Following the government’s defeat in the House of Lords, Corbyn challenged Cameron to guarantee that nobody would be worse off next April as a result of the tax credit cuts. Rather than confirming or denying that this was the case, the PM simply told him: “We will set out our new proposals in the Autumn Statement [on 25 November] and he’ll be able to study them then”. Unappeased, Corbyn went into Paxman-mode, repeating his question three times. Cameron gave no ground but the Labour leader, with greater succinctness than before (the Speaker having complained about the length of his questions), successfully exposed his discomfort. The PM had a decent quip about “a new alliance” of “the unelected and the unelectable” but it was Corbyn’s response that may lead the news tonight: “This is not a constitutional crisis, this is a crisis for three million families in this country.”
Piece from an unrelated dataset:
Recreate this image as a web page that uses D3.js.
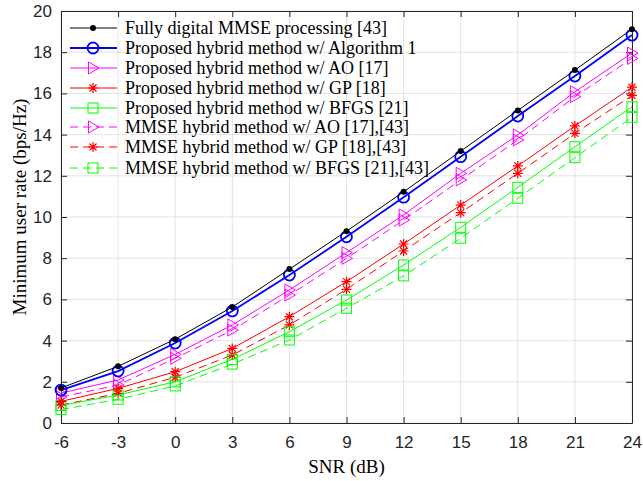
<!DOCTYPE html>
<html>
<head>
<meta charset="utf-8">
<script src="https://cdn.jsdelivr.net/npm/d3@7"></script>
<style>
body { margin: 0; background: #fff; }
.tick text { font-family: "Liberation Sans", Arial, sans-serif; font-size: 17px; fill: #262626; }
.lab { font-family: "Liberation Serif", "Times New Roman", serif; font-size: 19px; fill: #000; }
.leg { font-family: "Liberation Serif", "Times New Roman", serif; font-size: 18px; fill: #000; }
</style>
</head>
<body>
<svg width="643" height="481"></svg>
<script>
var snr = [-6, -3, 0, 3, 6, 9, 12, 15, 18, 21, 24];
var xTicks = [-6, -3, 0, 3, 6, 9, 12, 15, 18, 21, 24];
var yTicks = [0, 2, 4, 6, 8, 10, 12, 14, 16, 18, 20];

var fullyDigital = [1.7, 2.75, 4.07, 5.63, 7.47, 9.31, 11.22, 13.2, 15.17, 17.13, 19.12];
var propAlg1     = [1.6, 2.52, 3.88, 5.44, 7.18, 9.04, 10.96, 12.93, 14.9, 16.84, 18.83];
var propAO       = [1.45, 2.09, 3.33, 4.76, 6.46, 8.27, 10.1, 12.12, 13.98, 16.08, 17.96];
var propGP       = [1.05, 1.68, 2.49, 3.62, 5.16, 6.86, 8.69, 10.58, 12.48, 14.42, 16.3];
var propBFGS     = [0.85, 1.36, 2.0, 3.09, 4.43, 5.97, 7.67, 9.5, 11.44, 13.41, 15.35];
var mmseAO       = [1.26, 1.84, 3.14, 4.51, 6.21, 7.99, 9.85, 11.8, 13.74, 15.84, 17.7];
var mmseGP       = [0.87, 1.44, 2.22, 3.3, 4.76, 6.49, 8.35, 10.21, 12.12, 14.06, 15.9];
var mmseBFGS     = [0.65, 1.15, 1.8, 2.86, 4.03, 5.57, 7.14, 8.97, 10.91, 12.88, 14.84];

var series = [
  {name: "Fully digital MMSE processing [43]", vals: fullyDigital, color: "#000000", dash: null, marker: "dot", w: 1},
  {name: "Proposed hybrid method w/ Algorithm 1", vals: propAlg1, color: "#0000ff", dash: null, marker: "circle", w: 1.8},
  {name: "Proposed hybrid method w/ AO [17]", vals: propAO, color: "#ff00ff", dash: null, marker: "tri", w: 1},
  {name: "Proposed hybrid method w/ GP [18]", vals: propGP, color: "#ff0000", dash: null, marker: "star", w: 1},
  {name: "Proposed hybrid method w/ BFGS [21]", vals: propBFGS, color: "#00ff00", dash: null, marker: "square", w: 1},
  {name: "MMSE hybrid method w/ AO [17],[43]", vals: mmseAO, color: "#ff00ff", dash: "8,5", marker: "tri", w: 1},
  {name: "MMSE hybrid method w/ GP [18],[43]", vals: mmseGP, color: "#ff0000", dash: "8,5", marker: "star", w: 1},
  {name: "MMSE hybrid method w/ BFGS [21],[43]", vals: mmseBFGS, color: "#00ff00", dash: "8,5", marker: "square", w: 1}
];
var legendY = [28, 48, 68, 88, 108, 127, 147, 168];

var margin = {top: 11, right: 11, bottom: 58, left: 61}
  , width = 643 - margin.left - margin.right
  , height = 481 - margin.top - margin.bottom;

var svg = d3.select("svg");
var g = svg.append("g").attr("transform", "translate(" + margin.left + "," + margin.top + ")");

var x = d3.scaleLinear().domain([-6, 24]).range([0, width]);
var y = d3.scaleLinear().domain([0, 20]).range([height, 0]);

// grid
g.append("g").selectAll("line").data(xTicks).enter().append("line")
  .attr("x1", function(d){ return x(d); }).attr("x2", function(d){ return x(d); })
  .attr("y1", 0).attr("y2", height)
  .attr("stroke", "#e3e3e3").attr("stroke-width", 1);
g.append("g").selectAll("line").data(yTicks).enter().append("line")
  .attr("y1", function(d){ return y(d); }).attr("y2", function(d){ return y(d); })
  .attr("x1", 0).attr("x2", width)
  .attr("stroke", "#e3e3e3").attr("stroke-width", 1);

// axes
function styleAxis(sel) {
  sel.select(".domain").attr("stroke", "#262626");
  sel.selectAll(".tick line").attr("stroke", "#262626");
}
var fmt = function(d){ return String(d); };
g.append("g").attr("transform", "translate(0," + height + ")")
  .call(d3.axisBottom(x).tickValues(xTicks).tickSizeInner(-6).tickSizeOuter(0).tickPadding(13).tickFormat(fmt))
  .call(styleAxis);
g.append("g")
  .call(d3.axisLeft(y).tickValues(yTicks).tickSizeInner(-6).tickSizeOuter(0).tickPadding(9).tickFormat(fmt))
  .call(styleAxis);
g.append("g")
  .call(d3.axisTop(x).tickValues(xTicks).tickSizeInner(-6).tickSizeOuter(0).tickFormat(""))
  .call(styleAxis);
g.append("g").attr("transform", "translate(" + width + ",0)")
  .call(d3.axisRight(y).tickValues(yTicks).tickSizeInner(-6).tickSizeOuter(0).tickFormat(""))
  .call(styleAxis);

function drawMarker(sel, s, cx, cy) {
  var c = s.color;
  if (s.marker === "dot") {
    sel.append("circle").attr("cx", cx).attr("cy", cy).attr("r", 3).attr("fill", c);
  } else if (s.marker === "circle") {
    sel.append("circle").attr("cx", cx).attr("cy", cy).attr("r", 5.5)
      .attr("fill", "none").attr("stroke", c).attr("stroke-width", 1.8);
  } else if (s.marker === "tri") {
    var r = 6;
    sel.append("path")
      .attr("d", "M" + (cx - r * 0.75) + "," + (cy - r) + "L" + (cx + r) + "," + cy + "L" + (cx - r * 0.75) + "," + (cy + r) + "Z")
      .attr("fill", "none").attr("stroke", c).attr("stroke-width", 1);
  } else if (s.marker === "star") {
    var a = 5;
    var p = "M" + (cx - a) + "," + cy + "L" + (cx + a) + "," + cy +
            "M" + cx + "," + (cy - a) + "L" + cx + "," + (cy + a) +
            "M" + (cx - a * 0.7) + "," + (cy - a * 0.7) + "L" + (cx + a * 0.7) + "," + (cy + a * 0.7) +
            "M" + (cx - a * 0.7) + "," + (cy + a * 0.7) + "L" + (cx + a * 0.7) + "," + (cy - a * 0.7);
    sel.append("path").attr("d", p).attr("stroke", c).attr("stroke-width", 1.2).attr("fill", "none");
  } else if (s.marker === "square") {
    var h = 5;
    sel.append("rect").attr("x", cx - h).attr("y", cy - h).attr("width", 2 * h).attr("height", 2 * h)
      .attr("fill", "none").attr("stroke", c).attr("stroke-width", 1);
  }
}

var line = d3.line()
  .x(function(d, i){ return x(snr[i]); })
  .y(function(d){ return y(d); });

var plot = g.append("g");
series.slice().reverse().forEach(function(s) {
  var sg = plot.append("g");
  sg.append("path").datum(s.vals)
    .attr("d", line)
    .attr("fill", "none")
    .attr("stroke", s.color)
    .attr("stroke-width", s.w)
    .attr("stroke-dasharray", s.dash);
  s.vals.forEach(function(v, i) {
    drawMarker(sg, s, x(snr[i]), y(v));
  });
});

// legend
var leg = svg.append("g");
series.forEach(function(s, i) {
  var ly = legendY[i];
  leg.append("line").attr("x1", 70).attr("x2", 117).attr("y1", ly).attr("y2", ly)
    .attr("stroke", s.color).attr("stroke-width", s.w).attr("stroke-dasharray", s.dash);
  drawMarker(leg, s, 93, ly);
  leg.append("text").attr("class", "leg").attr("x", 125).attr("y", ly + 6).text(s.name);
});

// axis labels
svg.append("text").attr("class", "lab").attr("text-anchor", "middle")
  .attr("x", margin.left + width / 2).attr("y", 473).text("SNR (dB)");
svg.append("text").attr("class", "lab").attr("text-anchor", "middle")
  .attr("transform", "translate(26,207) rotate(-90)")
  .text("Minimum user rate (bps/Hz)");
</script>
</body>
</html>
Cameron moved onto stronger ground when he charged opponents of tax credit cuts with lacking a plan to eliminate the deficit. “When is he going to stop his deficit denial, get off the fence and tell us what he’s going to do?” he cried, deploying the argument that proved so effective against Ed Miliband. Had the Tories stuck to this line of attack, rather than suggesting that the “national living wage” would ensure no one was worse off, the political damage would have been reduced. But Corbyn’s final question, from tax credit claimant “Karen” (“Why is the Prime minister punishing working families? The tax credit cuts will push me and my family into hardship.”), served to remind Cameron why the unease among his own party is so great.
To cries of “who?” from Tory MPs, Tim Farron later asked his first question since becoming Liberal Democrat leader. After visiting Lesbos yesterday, Farron challenged Cameron to take 3,000 unaccompanied child refugees. The PM rather cruelly responded by quipping that “It’s good to see such a high turnout of his MPs” (the Lib Dems now having just eight), an unwise line given the graveness of the subject. Cameron went on to give his standard defence: that the government has promised to take 20,000 refugees and that it was “better to take them from the camps instead of taking them from inside Europe”.